3. Komunikasi. Ini adalah unsur yang paling sering absen. Soekarno mampu berbagi pengetahuan dan informasi dengan rakyat. Ini tidak dicantumkan dalam panduan kerja, tetapi Soekarno mampu menjadi penerjemah yang menjelaskan hukum, atau gerakan dunia baru. Itulah yang membawa Soekarno menjadi pemimpin.

Seseorang tidak bisa mempunyai kompetensi dan kejelasan tanpa unsur ketiga yang vital yakni komunikasi. Tidak ada gunanya orang mampu mengenali sesuatu masalah dan mempunyai gagasan yang jelas mengenai cara mengatasi masalah itu jika orang itu tidak bisa berkomunikasi.
Jika Anda menghendaki berbagai hal terwujud, Anda harus mulai berbicara. Mereka yang berbicara dengan baik selalu berjaya. Mereka yang berbicara terbaik selalu me¬mimpin.

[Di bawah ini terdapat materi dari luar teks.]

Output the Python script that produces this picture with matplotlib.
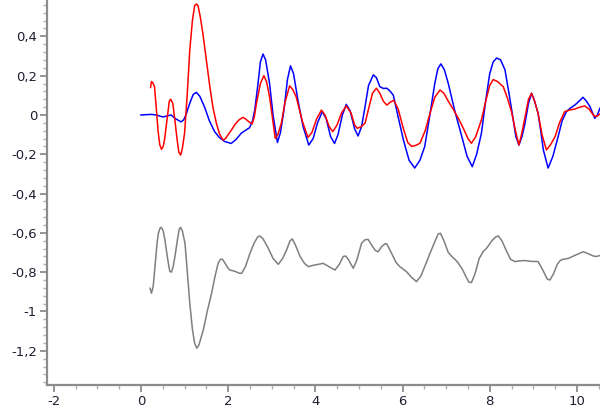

Kepemimpinan yang baik adalah esensi dari masa depan dunia usaha, dan Anda tidak bisa mempunyai kepemimpinan tanpa kompetensi. Tetapi Anda tidak perlu menjadi pemimpin untuk menjadi kompeten.

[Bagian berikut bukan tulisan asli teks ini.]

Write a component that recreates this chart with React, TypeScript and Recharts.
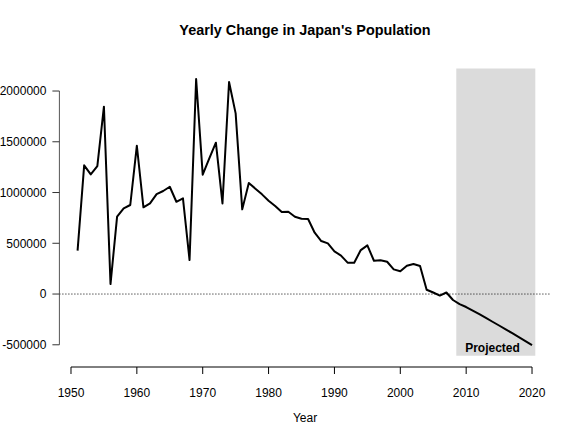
import React from 'react';
import {
  LineChart,
  Line,
  XAxis,
  YAxis,
  ReferenceLine,
  ReferenceArea,
  ReferenceDot,
} from 'recharts';

// Year-over-year change in Japan's total population (persons)
const years = [
  1951, 1952, 1953, 1954, 1955, 1956, 1957, 1958, 1959, 1960,
  1961, 1962, 1963, 1964, 1965, 1966, 1967, 1968, 1969, 1970,
  1971, 1972, 1973, 1974, 1975, 1976, 1977, 1978, 1979, 1980,
  1981, 1982, 1983, 1984, 1985, 1986, 1987, 1988, 1989, 1990,
  1991, 1992, 1993, 1994, 1995, 1996, 1997, 1998, 1999, 2000,
  2001, 2002, 2003, 2004, 2005, 2006, 2007, 2008, 2009, 2010,
  2011, 2012, 2013, 2014, 2015, 2016, 2017, 2018, 2019, 2020,
];

const change = [
  427000, 1268000, 1179000, 1261000, 1846000, 98000, 762000, 844000, 877000, 1461000,
  854000, 893000, 985000, 1015000, 1057000, 909000, 943000, 335000, 2118000, 1176000,
  1337000, 1491000, 893000, 2089000, 1780000, 834000, 1093000, 1038000, 982000, 919000,
  867000, 808000, 811000, 762000, 742000, 739000, 604000, 522000, 499000, 420000,
  379000, 309000, 309000, 433000, 479000, 328000, 332000, 318000, 243000, 224000,
  279000, 296000, 276000, 42000, 15000, -15000, 15000, -59000, -99000, -128000,
  -163000, -199000, -236000, -273000, -310000, -348000, -386000, -424000, -463000, -503000,
];

const xTicks = [1950, 1960, 1970, 1980, 1990, 2000, 2010, 2020];
const yTicks = [-500000, 0, 500000, 1000000, 1500000, 2000000];

// Shaded span of projected (not yet observed) years
const projectedFrom = 2008.5;
const projectedTo = 2020.5;
const projectedText = 'Projected';
const projectedTextYear = 2014;
const projectedTextValue = -530000;

const data = years.map((year, i) => ({ year, change: change[i] }));

// Plotting range: data extent widened by 4% on each side
const widen = (lo: number, hi: number): [number, number] => {
  const d = (hi - lo) * 0.04;
  return [lo - d, hi + d];
};
const [xMin, xMax] = widen(Math.min(...years), Math.max(...years));
const [yLo, yHi] = widen(Math.min(...change), Math.max(...change));
// the horizontal axis is set a little below the plotting range
const yFloor = yLo - 111000;

const FONT = '"Liberation Sans", Arial, Helvetica, sans-serif';

export default function App() {
  return (
    <div
      style={{
        position: 'absolute',
        left: 0,
        top: 0,
        width: 580,
        height: 440,
        background: '#fff',
        fontFamily: FONT,
      }}
    >
      <LineChart
        width={580}
        height={440}
        data={data}
        margin={{ top: 68.4, right: 29.8, bottom: 33, left: 0 }}
      >
        <XAxis
          dataKey="year"
          type="number"
          domain={[xMin, xMax]}
          ticks={xTicks}
          interval={0}
          allowDataOverflow
          height={40}
          axisLine={false}
          tickLine={{ stroke: '#000' }}
          tickSize={7}
          tickMargin={14}
          tick={{ fill: '#000', fontSize: 12, fontFamily: FONT }}
        />
        <YAxis
          type="number"
          domain={[yFloor, yHi]}
          ticks={yTicks}
          interval={0}
          allowDataOverflow
          width={59.4}
          axisLine={false}
          tickLine={{ stroke: '#333' }}
          tickSize={7}
          tickMargin={6}
          tick={{ fill: '#000', fontSize: 12, fontFamily: FONT }}
          tickFormatter={(v: number) => String(v)}
        />
        <ReferenceArea
          x1={projectedFrom}
          x2={projectedTo}
          y1={yLo}
          y2={yHi}
          fill="#dbdbdb"
          fillOpacity={1}
          stroke="none"
          ifOverflow="visible"
        />
        <ReferenceLine y={0} stroke="#000" strokeDasharray="1 2" />
        <ReferenceLine
          segment={[
            { x: xTicks[0], y: yFloor },
            { x: xTicks[xTicks.length - 1], y: yFloor },
          ]}
          stroke="#000"
          ifOverflow="visible"
        />
        <ReferenceLine
          segment={[
            { x: xMin, y: yTicks[0] },
            { x: xMin, y: yTicks[yTicks.length - 1] },
          ]}
          stroke="#555"
          ifOverflow="visible"
        />
        <Line
          type="linear"
          dataKey="change"
          stroke="#000"
          strokeWidth={2}
          strokeLinejoin="round"
          dot={false}
          activeDot={false}
          isAnimationActive={false}
        />
        <ReferenceDot
          x={projectedTextYear}
          y={projectedTextValue}
          r={0}
          fill="none"
          stroke="none"
          ifOverflow="visible"
          label={{
            value: projectedText,
            position: 'center',
            fill: '#000',
            fontSize: 12,
            fontWeight: 'bold',
            fontFamily: FONT,
          }}
        />
        <text
          x={305}
          y={35}
          textAnchor="middle"
          fontSize={14.4}
          fontWeight="bold"
          fontFamily={FONT}
          fill="#000"
        >
          Yearly Change in Japan's Population
        </text>
        <text
          x={305}
          y={422}
          textAnchor="middle"
          fontSize={12}
          fontFamily={FONT}
          fill="#000"
        >
          Year
        </text>
      </LineChart>
    </div>
  );
}
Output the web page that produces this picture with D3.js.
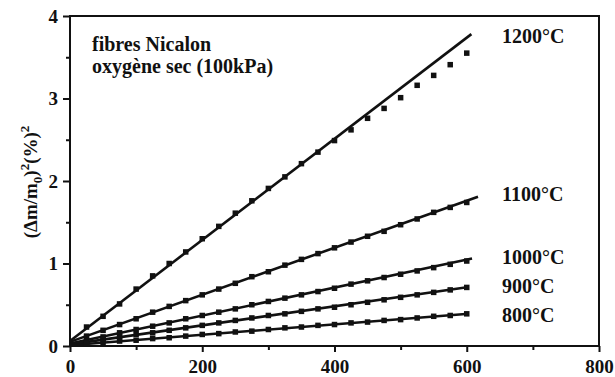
<!DOCTYPE html>
<html><head><meta charset="utf-8">
<script src="https://cdn.jsdelivr.net/npm/d3@7"></script>
<style>body{margin:0;background:#fff}svg{display:block}</style>
</head><body><svg id="c" width="615" height="377"></svg>
<script>
const times = [25,50,75,100,125,150,175,200,225,250,275,300,325,350,375,400,425,450,475,500,525,550,575,600];
const series = ["1200°C","1100°C","1000°C","900°C","800°C"];
const s1200 = [0.23,0.36,0.51,0.69,0.85,1.00,1.14,1.30,1.45,1.61,1.76,1.91,2.05,2.21,2.35,2.49,2.62,2.76,2.88,3.01,3.16,3.28,3.41,3.55];
const s1100 = [0.12,0.19,0.26,0.33,0.41,0.48,0.55,0.62,0.69,0.76,0.84,0.90,0.98,1.05,1.12,1.19,1.26,1.33,1.39,1.47,1.54,1.62,1.68,1.74];
const s1000 = [0.07,0.11,0.16,0.20,0.24,0.28,0.33,0.37,0.41,0.45,0.50,0.54,0.58,0.62,0.66,0.70,0.75,0.79,0.83,0.87,0.91,0.95,0.99,1.03];
const s900  = [0.05,0.08,0.11,0.14,0.16,0.19,0.22,0.25,0.28,0.31,0.34,0.37,0.39,0.42,0.45,0.47,0.50,0.53,0.56,0.59,0.62,0.65,0.68,0.71];
const s800  = [0.03,0.04,0.06,0.07,0.09,0.10,0.12,0.14,0.15,0.17,0.18,0.20,0.22,0.23,0.25,0.26,0.28,0.29,0.31,0.32,0.34,0.36,0.37,0.39];
const fitStartY = [0.06,0.05,0.03,0.02,0.01];
const fitEndX = [607,617,608,603,603];
const fitEndY = [3.78,1.81,1.06,0.715,0.39];
const xTicks = [0,200,400,600,800], xMinor = [100,300,500,700];
const yTicks = [0,1,2,3,4], yMinor = [0.5,1.5,2.5,3.5];
const note = ["fibres Nicalon","oxygène sec (100kPa)"];
const values = [s1200,s1100,s1000,s900,s800];

const FONT = "'Liberation Serif','Times New Roman',serif";
const svg = d3.select("#c");
const x = d3.scaleLinear().domain([0,800]).range([70,599]);
const y = d3.scaleLinear().domain([0,4]).range([346,16]);

function styleAxis(g){
  g.attr("font-family",FONT).attr("font-size",19).attr("font-weight","bold");
  g.select(".domain").remove();
  g.selectAll("line").attr("stroke","#111").attr("stroke-width",2);
  g.selectAll("text").attr("fill","#111");
}
svg.append("g").attr("transform","translate(0,346)").call(d3.axisBottom(x).tickValues(xTicks).tickSize(6).tickPadding(8).tickFormat(d3.format("d"))).call(styleAxis);
svg.append("g").attr("transform","translate(0,346)").call(d3.axisBottom(x).tickValues(xMinor).tickSize(4).tickFormat("")).call(styleAxis);
svg.append("g").attr("transform","translate(70,0)").call(d3.axisLeft(y).tickValues(yTicks).tickSize(7).tickPadding(5).tickFormat(d3.format("d"))).call(styleAxis);
svg.append("g").attr("transform","translate(70,0)").call(d3.axisLeft(y).tickValues(yMinor).tickSize(4).tickFormat("")).call(styleAxis);

svg.append("rect").attr("x",x(0)).attr("y",y(4)).attr("width",x(800)-x(0)).attr("height",y(0)-y(4))
  .attr("fill","none").attr("stroke","#111").attr("stroke-width",2);

series.forEach((name,i)=>{
  svg.append("line").attr("x1",x(0)).attr("y1",y(fitStartY[i])).attr("x2",x(fitEndX[i])).attr("y2",y(fitEndY[i]))
    .attr("stroke","#111").attr("stroke-width",2.6);
  svg.append("g").selectAll("rect").data(times).join("rect")
    .attr("x",(d)=>x(d)-2.75).attr("y",(d,j)=>y(values[i][j])-2.75).attr("width",5.5).attr("height",5.5).attr("fill","#111");
});

const txt = svg.append("g").attr("font-family",FONT).attr("font-weight","bold").attr("fill","#111");
const labBase = [43,201,264,293,322];
series.forEach((name,i)=>{ txt.append("text").attr("x",502).attr("y",labBase[i]).attr("font-size",20).text(name); });
txt.append("text").attr("x",92).attr("y",51).attr("font-size",20).text(note[0]);
txt.append("text").attr("x",92).attr("y",73).attr("font-size",20).text(note[1]);

const yl = txt.append("text").attr("transform","translate(37,182) rotate(-90)").attr("text-anchor","middle").attr("font-size",19);
yl.append("tspan").text("(Δm/m");
yl.append("tspan").attr("dy",5).attr("font-size",13).text("0");
yl.append("tspan").attr("dy",-5).text(")");
yl.append("tspan").attr("dy",-8).attr("font-size",13).text("2");
yl.append("tspan").attr("dy",8).text("(%)");
yl.append("tspan").attr("dy",-8).attr("font-size",13).text("2");
</script></body></html>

Kompetensi adalah nilai tambah yang disumbangkan oleh keterampilan berkomunikasi yang baik pada keterampilan pekerjaan yang bisa dipasarkan serta sikap memandang ke depan yang sehat. Kombinasi itu bisa sangat memikat, dan biasanya terwujud sebagai peningkatan yang mantap dari jajaran yang satu ke jajaran lebih tinggi dalam organisasi apa pun.
Kompetensi adalah langkah logis berikutnya bagi siapa pun yang memikirkan cara untuk maju. Anda harus tahu apa yang sedang Anda lakukan, dan tahu apa yang bisa Anda lakukan dengan baik, Anda harus bersedia memeluk perubahan, dan Anda harus pandai-pandai membawakan diri dan bertatap-muka dengan orang-orang lain. Dan relita sudah cukup jelas: di masa mendatang, kompetensi public speaking akan merupakan kebutuhan, bukan pilihan.